>>>

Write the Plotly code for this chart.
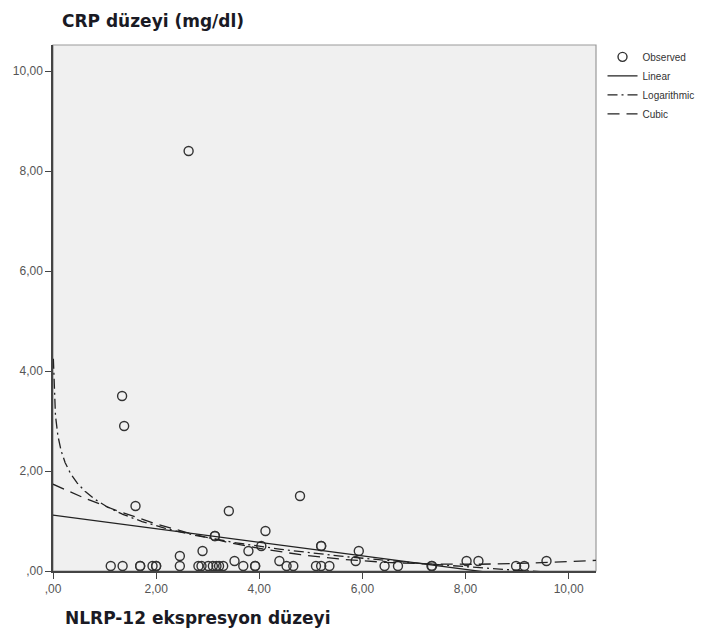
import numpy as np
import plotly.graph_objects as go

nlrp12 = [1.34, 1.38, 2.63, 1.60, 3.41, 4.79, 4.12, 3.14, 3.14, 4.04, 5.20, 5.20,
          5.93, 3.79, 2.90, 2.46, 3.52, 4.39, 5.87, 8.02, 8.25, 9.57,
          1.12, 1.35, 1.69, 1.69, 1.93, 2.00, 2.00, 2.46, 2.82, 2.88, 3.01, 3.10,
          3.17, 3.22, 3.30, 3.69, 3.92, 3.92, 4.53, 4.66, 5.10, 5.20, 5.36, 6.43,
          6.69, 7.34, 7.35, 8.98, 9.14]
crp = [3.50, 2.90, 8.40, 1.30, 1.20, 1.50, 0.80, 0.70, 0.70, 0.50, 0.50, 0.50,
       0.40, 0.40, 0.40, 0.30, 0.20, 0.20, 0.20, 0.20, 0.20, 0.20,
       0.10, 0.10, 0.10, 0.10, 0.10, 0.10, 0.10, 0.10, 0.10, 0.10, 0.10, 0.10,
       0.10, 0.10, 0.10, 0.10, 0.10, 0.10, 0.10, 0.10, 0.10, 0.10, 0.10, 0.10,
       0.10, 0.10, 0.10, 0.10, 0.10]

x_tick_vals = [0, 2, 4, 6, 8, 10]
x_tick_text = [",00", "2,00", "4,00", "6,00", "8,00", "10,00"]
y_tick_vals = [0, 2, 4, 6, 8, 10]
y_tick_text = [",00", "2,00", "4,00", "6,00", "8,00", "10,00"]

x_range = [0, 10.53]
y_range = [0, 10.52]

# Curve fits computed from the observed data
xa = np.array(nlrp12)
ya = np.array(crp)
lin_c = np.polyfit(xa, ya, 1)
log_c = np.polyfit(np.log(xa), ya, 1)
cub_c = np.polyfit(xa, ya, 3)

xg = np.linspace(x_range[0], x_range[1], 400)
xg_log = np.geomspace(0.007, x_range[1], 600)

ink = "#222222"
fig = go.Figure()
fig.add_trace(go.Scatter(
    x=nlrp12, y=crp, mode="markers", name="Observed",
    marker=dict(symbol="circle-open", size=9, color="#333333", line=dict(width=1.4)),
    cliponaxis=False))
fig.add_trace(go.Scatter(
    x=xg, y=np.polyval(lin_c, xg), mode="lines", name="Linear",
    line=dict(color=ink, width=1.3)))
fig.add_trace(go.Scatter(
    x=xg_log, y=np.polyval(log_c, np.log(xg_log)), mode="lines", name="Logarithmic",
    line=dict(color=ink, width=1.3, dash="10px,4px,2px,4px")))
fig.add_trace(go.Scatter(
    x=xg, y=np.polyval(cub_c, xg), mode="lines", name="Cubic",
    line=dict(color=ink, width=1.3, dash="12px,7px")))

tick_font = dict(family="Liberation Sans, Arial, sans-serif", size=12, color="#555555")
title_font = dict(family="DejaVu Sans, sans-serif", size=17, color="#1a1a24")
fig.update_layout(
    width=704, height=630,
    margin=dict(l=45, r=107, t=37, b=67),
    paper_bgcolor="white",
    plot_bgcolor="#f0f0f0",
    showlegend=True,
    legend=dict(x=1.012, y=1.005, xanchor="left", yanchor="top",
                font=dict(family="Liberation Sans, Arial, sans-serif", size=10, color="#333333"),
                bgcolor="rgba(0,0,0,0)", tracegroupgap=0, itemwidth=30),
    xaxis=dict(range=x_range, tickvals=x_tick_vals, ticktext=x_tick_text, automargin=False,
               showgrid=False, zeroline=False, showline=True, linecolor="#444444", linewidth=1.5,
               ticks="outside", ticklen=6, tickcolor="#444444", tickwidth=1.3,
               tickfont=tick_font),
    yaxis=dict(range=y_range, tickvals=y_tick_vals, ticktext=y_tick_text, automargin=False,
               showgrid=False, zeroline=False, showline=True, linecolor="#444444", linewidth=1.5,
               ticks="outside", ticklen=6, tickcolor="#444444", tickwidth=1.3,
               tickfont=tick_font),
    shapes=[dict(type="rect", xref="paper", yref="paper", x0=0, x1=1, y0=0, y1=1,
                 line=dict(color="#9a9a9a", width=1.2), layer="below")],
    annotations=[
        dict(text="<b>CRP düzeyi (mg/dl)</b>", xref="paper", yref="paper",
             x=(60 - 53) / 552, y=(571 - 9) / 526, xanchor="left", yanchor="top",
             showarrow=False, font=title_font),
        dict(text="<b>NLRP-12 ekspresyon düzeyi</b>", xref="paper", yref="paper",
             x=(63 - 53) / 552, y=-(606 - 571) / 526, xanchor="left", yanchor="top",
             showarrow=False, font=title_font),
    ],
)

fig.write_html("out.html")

<<<

Transcribe the preceding listing in its entirety and with exact wording, leaving out pictures.

Write the Plotly code for this chart.
import numpy as np
import plotly.graph_objects as go

nlrp12 = [1.34, 1.38, 2.63, 1.60, 3.41, 4.79, 4.12, 3.14, 3.14, 4.04, 5.20, 5.20,
          5.93, 3.79, 2.90, 2.46, 3.52, 4.39, 5.87, 8.02, 8.25, 9.57,
          1.12, 1.35, 1.69, 1.69, 1.93, 2.00, 2.00, 2.46, 2.82, 2.88, 3.01, 3.10,
          3.17, 3.22, 3.30, 3.69, 3.92, 3.92, 4.53, 4.66, 5.10, 5.20, 5.36, 6.43,
          6.69, 7.34, 7.35, 8.98, 9.14]
crp = [3.50, 2.90, 8.40, 1.30, 1.20, 1.50, 0.80, 0.70, 0.70, 0.50, 0.50, 0.50,
       0.40, 0.40, 0.40, 0.30, 0.20, 0.20, 0.20, 0.20, 0.20, 0.20,
       0.10, 0.10, 0.10, 0.10, 0.10, 0.10, 0.10, 0.10, 0.10, 0.10, 0.10, 0.10,
       0.10, 0.10, 0.10, 0.10, 0.10, 0.10, 0.10, 0.10, 0.10, 0.10, 0.10, 0.10,
       0.10, 0.10, 0.10, 0.10, 0.10]

x_tick_vals = [0, 2, 4, 6, 8, 10]
x_tick_text = [",00", "2,00", "4,00", "6,00", "8,00", "10,00"]
y_tick_vals = [0, 2, 4, 6, 8, 10]
y_tick_text = [",00", "2,00", "4,00", "6,00", "8,00", "10,00"]

x_range = [0, 10.53]
y_range = [0, 10.52]

# Curve fits computed from the observed data
xa = np.array(nlrp12)
ya = np.array(crp)
lin_c = np.polyfit(xa, ya, 1)
log_c = np.polyfit(np.log(xa), ya, 1)
cub_c = np.polyfit(xa, ya, 3)

xg = np.linspace(x_range[0], x_range[1], 400)
xg_log = np.geomspace(0.007, x_range[1], 600)

ink = "#222222"
fig = go.Figure()
fig.add_trace(go.Scatter(
    x=nlrp12, y=crp, mode="markers", name="Observed",
    marker=dict(symbol="circle-open", size=9, color="#333333", line=dict(width=1.4)),
    cliponaxis=False))
fig.add_trace(go.Scatter(
    x=xg, y=np.polyval(lin_c, xg), mode="lines", name="Linear",
    line=dict(color=ink, width=1.3)))
fig.add_trace(go.Scatter(
    x=xg_log, y=np.polyval(log_c, np.log(xg_log)), mode="lines", name="Logarithmic",
    line=dict(color=ink, width=1.3, dash="10px,4px,2px,4px")))
fig.add_trace(go.Scatter(
    x=xg, y=np.polyval(cub_c, xg), mode="lines", name="Cubic",
    line=dict(color=ink, width=1.3, dash="12px,7px")))

tick_font = dict(family="Liberation Sans, Arial, sans-serif", size=12, color="#555555")
title_font = dict(family="DejaVu Sans, sans-serif", size=17, color="#1a1a24")
fig.update_layout(
    width=704, height=630,
    margin=dict(l=45, r=107, t=37, b=67),
    paper_bgcolor="white",
    plot_bgcolor="#f0f0f0",
    showlegend=True,
    legend=dict(x=1.012, y=1.005, xanchor="left", yanchor="top",
                font=dict(family="Liberation Sans, Arial, sans-serif", size=10, color="#333333"),
                bgcolor="rgba(0,0,0,0)", tracegroupgap=0, itemwidth=30),
    xaxis=dict(range=x_range, tickvals=x_tick_vals, ticktext=x_tick_text, automargin=False,
               showgrid=False, zeroline=False, showline=True, linecolor="#444444", linewidth=1.5,
               ticks="outside", ticklen=6, tickcolor="#444444", tickwidth=1.3,
               tickfont=tick_font),
    yaxis=dict(range=y_range, tickvals=y_tick_vals, ticktext=y_tick_text, automargin=False,
               showgrid=False, zeroline=False, showline=True, linecolor="#444444", linewidth=1.5,
               ticks="outside", ticklen=6, tickcolor="#444444", tickwidth=1.3,
               tickfont=tick_font),
    shapes=[dict(type="rect", xref="paper", yref="paper", x0=0, x1=1, y0=0, y1=1,
                 line=dict(color="#9a9a9a", width=1.2), layer="below")],
    annotations=[
        dict(text="<b>CRP düzeyi (mg/dl)</b>", xref="paper", yref="paper",
             x=(60 - 53) / 552, y=(571 - 9) / 526, xanchor="left", yanchor="top",
             showarrow=False, font=title_font),
        dict(text="<b>NLRP-12 ekspresyon düzeyi</b>", xref="paper", yref="paper",
             x=(63 - 53) / 552, y=-(606 - 571) / 526, xanchor="left", yanchor="top",
             showarrow=False, font=title_font),
    ],
)

fig.write_html("out.html")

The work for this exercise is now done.